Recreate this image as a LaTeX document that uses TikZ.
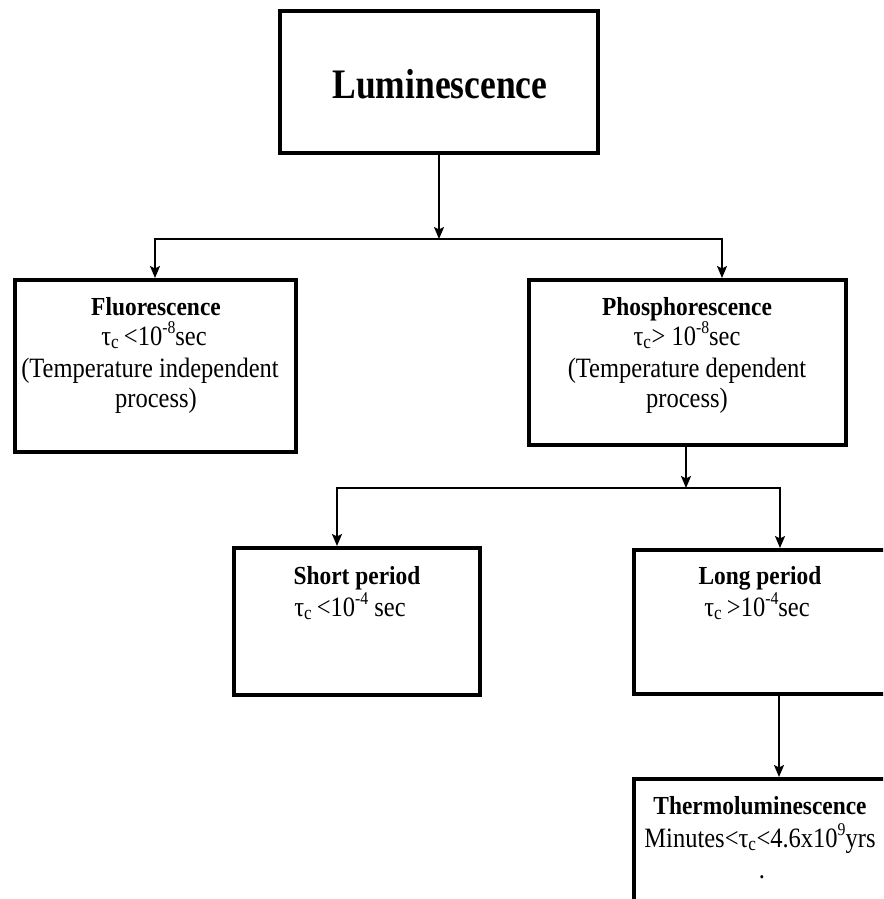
\documentclass[tikz,border=0pt]{standalone}
\usepackage{fontspec}
\setmainfont[FakeStretch=0.875]{Liberation Serif}
\newfontfamily\ttlf[FakeStretch=0.9]{Liberation Serif}
\newfontfamily\lumf[FakeStretch=0.845]{Liberation Serif}
\usetikzlibrary{arrows.meta}
\tikzset{
  box/.style={draw=black, line width=4pt, fill=white},
  conn/.style={line width=2pt, draw=black},
  arr/.style={conn, -{Stealth[length=12pt,width=10pt,inset=2.5pt]}},
  ttl/.style={anchor=base, inner sep=0pt, font=\ttlf\fontsize{26}{30}\selectfont\bfseries},
  txt/.style={anchor=base, inner sep=0pt, font=\fontsize{28}{32}\selectfont},
}
\newcommand{\tc}{τ\textsubscript{c}}
\newcommand{\supx}[1]{\raisebox{0.9ex}{\fontsize{18}{20}\selectfont #1}}
\begin{document}
\begin{tikzpicture}[x=1pt,y=-1pt]
\useasboundingbox (0,0) rectangle (883,899);
\clip (0,0) rectangle (883,899);
% boxes
\draw[box] (280,11) rectangle (598,153);
\draw[box] (15,280) rectangle (296,452);
\draw[box] (529,280) rectangle (846,445);
\draw[box] (234,548) rectangle (480,695);
\draw[box] (634,550) rectangle (895,694);
\draw[box] (634,779) rectangle (895,920);
% named anchors for boxes
\coordinate (lumS) at (439,153);
\coordinate (fluN) at (155,278);
\coordinate (phoN) at (722,278);
\coordinate (phoS) at (686,445);
\coordinate (shoN) at (337,546);
\coordinate (lonN) at (780,548);
\coordinate (lonS) at (779,694);
\coordinate (theN) at (779,777);
% junctions
\coordinate (j1) at (439,239);
\coordinate (j1l) at (155,239);
\coordinate (j1r) at (722,239);
\coordinate (j2) at (686,488);
\coordinate (j2l) at (337,488);
\coordinate (j2r) at (780,488);
% connectors
\draw[arr] (lumS) -- (j1);
\draw[conn, line cap=rect] (j1l) -- (j1r);
\draw[arr] (j1l) -- (fluN);
\draw[arr] (j1r) -- (phoN);
\draw[arr] (phoS) -- (j2);
\draw[conn, line cap=rect] (j2l) -- (j2r);
\draw[arr] (j2l) -- (shoN);
\draw[arr] (j2r) -- (lonN);
\draw[arr] (lonS) -- (theN);
% texts
\node[anchor=base, inner sep=0pt, font=\lumf\fontsize{42}{46}\selectfont\bfseries] (tlum) at (440,98) {Luminescence};
\node[ttl] (tflu1) at (156,315) {Fluorescence};
\node[txt] (tflu2) at (154,345) {\tc\,<10\supx{-8}sec};
\node[txt] (tflu3) at (150,377) {(Temperature independent};
\node[txt] (tflu4) at (156,407) {process)};
\node[ttl] (tpho1) at (687,315) {Phosphorescence};
\node[txt] (tpho2) at (687,345) {\tc > 10\supx{-8}sec};
\node[txt] (tpho3) at (687,377) {(Temperature dependent};
\node[txt] (tpho4) at (687,407) {process)};
\node[ttl] (tsho1) at (357,584) {Short period};
\node[txt] (tsho2) at (350,616) {\tc\,<10\supx{-4} sec};
\node[ttl] (tlon1) at (760,584) {Long period};
\node[txt] (tlon2) at (757,616) {\tc\,>10\supx{-4}sec};
\node[ttl] (tthe1) at (760,814) {Thermoluminescence};
\node[txt] (tthe2) at (760,847) {Minutes<\tc<4.6x10\supx{9}yrs};
\node[txt] (tthe3) at (762,878) {.};
\end{tikzpicture}
\end{document}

::::::::::

**Short exercise:**
Return the listing above word for word, with the pictures removed.

**Exercise output:**
Recreate this image as a LaTeX document that uses TikZ.
\documentclass[tikz,border=0pt]{standalone}
\usepackage{fontspec}
\setmainfont[FakeStretch=0.875]{Liberation Serif}
\newfontfamily\ttlf[FakeStretch=0.9]{Liberation Serif}
\newfontfamily\lumf[FakeStretch=0.845]{Liberation Serif}
\usetikzlibrary{arrows.meta}
\tikzset{
  box/.style={draw=black, line width=4pt, fill=white},
  conn/.style={line width=2pt, draw=black},
  arr/.style={conn, -{Stealth[length=12pt,width=10pt,inset=2.5pt]}},
  ttl/.style={anchor=base, inner sep=0pt, font=\ttlf\fontsize{26}{30}\selectfont\bfseries},
  txt/.style={anchor=base, inner sep=0pt, font=\fontsize{28}{32}\selectfont},
}
\newcommand{\tc}{τ\textsubscript{c}}
\newcommand{\supx}[1]{\raisebox{0.9ex}{\fontsize{18}{20}\selectfont #1}}
\begin{document}
\begin{tikzpicture}[x=1pt,y=-1pt]
\useasboundingbox (0,0) rectangle (883,899);
\clip (0,0) rectangle (883,899);
% boxes
\draw[box] (280,11) rectangle (598,153);
\draw[box] (15,280) rectangle (296,452);
\draw[box] (529,280) rectangle (846,445);
\draw[box] (234,548) rectangle (480,695);
\draw[box] (634,550) rectangle (895,694);
\draw[box] (634,779) rectangle (895,920);
% named anchors for boxes
\coordinate (lumS) at (439,153);
\coordinate (fluN) at (155,278);
\coordinate (phoN) at (722,278);
\coordinate (phoS) at (686,445);
\coordinate (shoN) at (337,546);
\coordinate (lonN) at (780,548);
\coordinate (lonS) at (779,694);
\coordinate (theN) at (779,777);
% junctions
\coordinate (j1) at (439,239);
\coordinate (j1l) at (155,239);
\coordinate (j1r) at (722,239);
\coordinate (j2) at (686,488);
\coordinate (j2l) at (337,488);
\coordinate (j2r) at (780,488);
% connectors
\draw[arr] (lumS) -- (j1);
\draw[conn, line cap=rect] (j1l) -- (j1r);
\draw[arr] (j1l) -- (fluN);
\draw[arr] (j1r) -- (phoN);
\draw[arr] (phoS) -- (j2);
\draw[conn, line cap=rect] (j2l) -- (j2r);
\draw[arr] (j2l) -- (shoN);
\draw[arr] (j2r) -- (lonN);
\draw[arr] (lonS) -- (theN);
% texts
\node[anchor=base, inner sep=0pt, font=\lumf\fontsize{42}{46}\selectfont\bfseries] (tlum) at (440,98) {Luminescence};
\node[ttl] (tflu1) at (156,315) {Fluorescence};
\node[txt] (tflu2) at (154,345) {\tc\,<10\supx{-8}sec};
\node[txt] (tflu3) at (150,377) {(Temperature independent};
\node[txt] (tflu4) at (156,407) {process)};
\node[ttl] (tpho1) at (687,315) {Phosphorescence};
\node[txt] (tpho2) at (687,345) {\tc > 10\supx{-8}sec};
\node[txt] (tpho3) at (687,377) {(Temperature dependent};
\node[txt] (tpho4) at (687,407) {process)};
\node[ttl] (tsho1) at (357,584) {Short period};
\node[txt] (tsho2) at (350,616) {\tc\,<10\supx{-4} sec};
\node[ttl] (tlon1) at (760,584) {Long period};
\node[txt] (tlon2) at (757,616) {\tc\,>10\supx{-4}sec};
\node[ttl] (tthe1) at (760,814) {Thermoluminescence};
\node[txt] (tthe2) at (760,847) {Minutes<\tc<4.6x10\supx{9}yrs};
\node[txt] (tthe3) at (762,878) {.};
\end{tikzpicture}
\end{document}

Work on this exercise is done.